Darby arrived in Philadelphia last August in a trade with the Buffalo Bills. He crammed to learn the defense and then suffered a fractured ankle in the season-opening win at Washington. He was sidelined for eight games and returned after the bye week for the latter half of the Super Bowl run.

Despite playing in just eight games, he tied a career high with three picks. Two of them came in critical moments to help the Eagles secure home-field advantage for the playoffs. In the postseason, Darby played 99 percent of the snaps and led the defense in both tackles (22) and pass deflections (7).

While Darby is shadowing receivers all over the field, his counterpart Jalen Mills frustrates the opposition with his ability to read and react to the play, and by never giving up on a snap. On Tuesday, Mills was battling wide receiver Mack Hollins in a 7-on-7 drill. Hollins beat Mills off the line on a go route, but Mills recovered and when Nick Foles' pass was bobbled the corner knocked the ball to the ground.

In his second season, Mills was a full-time starter for the first time and also chipped in three interceptions, including a pick-six against the 49ers. His signature moment was battling Julio Jones on the final play of the Divisional Round win over the Falcons. Mills posted up on the All-Pro receiver helping force quarterback Matt Ryan's high throw to be incomplete.

The former seventh-round pick still yearns for respect. The Eagles have invested plenty of resources at the cornerback position in the last two years - using a second-round pick on Sidney Jones, a third-round pick on Rasul Douglas, and trading for Darby. No one has moved Mills off his starting spot.

"I never won anything big from peewee all the way to college. We had a couple itty-bitty bowl games but nothing really big like that so for me, having that feeling of winning on the biggest stage, I want it even more," Mills said.

"You've got to start fast and finish fast, you know what I mean? It's not a sprint. It's a marathon. So as far as setting the tone, just getting better and better every day, not having a high day then a low day then a high day. Every day has to be the same. We need to compete at a high level and make plays."

Darby switched his jersey number from 41 to 21 to keep the number in the defensive backs room after Patrick Robinson, who like Darby played his college ball at Florida State, left to re-sign with New Orleans in the offseason.
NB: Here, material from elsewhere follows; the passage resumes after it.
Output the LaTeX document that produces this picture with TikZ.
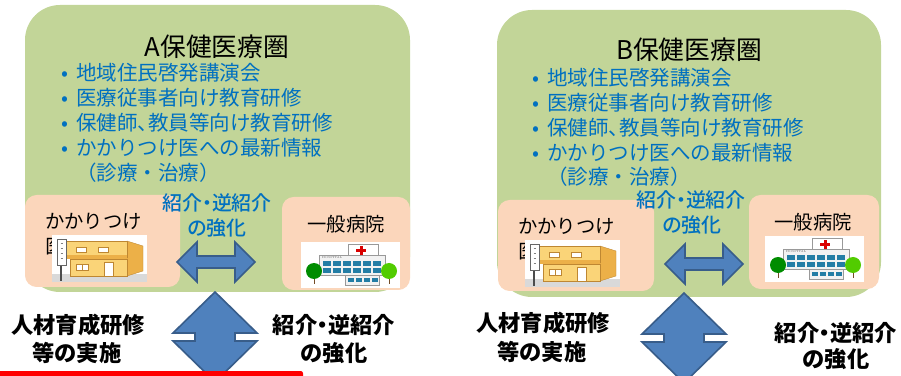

He thought about the fact that he won the Super Bowl wearing No. 41, but wants to create a new legacy in his new number. And for all the success he had in his limited time a year ago, Darby focuses instead on the plays that he didn't make.

"We're going to keep working. We know the outcome that we want this year. We both want five or more picks, both want to be known as a dangerous duo in the league," Darby said.

"Darby is my boy. We kind of feed off each other. If I see him make a play, I know I have to make a play. If he sees me make a play, he knows he has to make a play now," Mills said. "So, I think as far as that goes, that's just a really good combo between him and me especially on this defense with how competitive we are."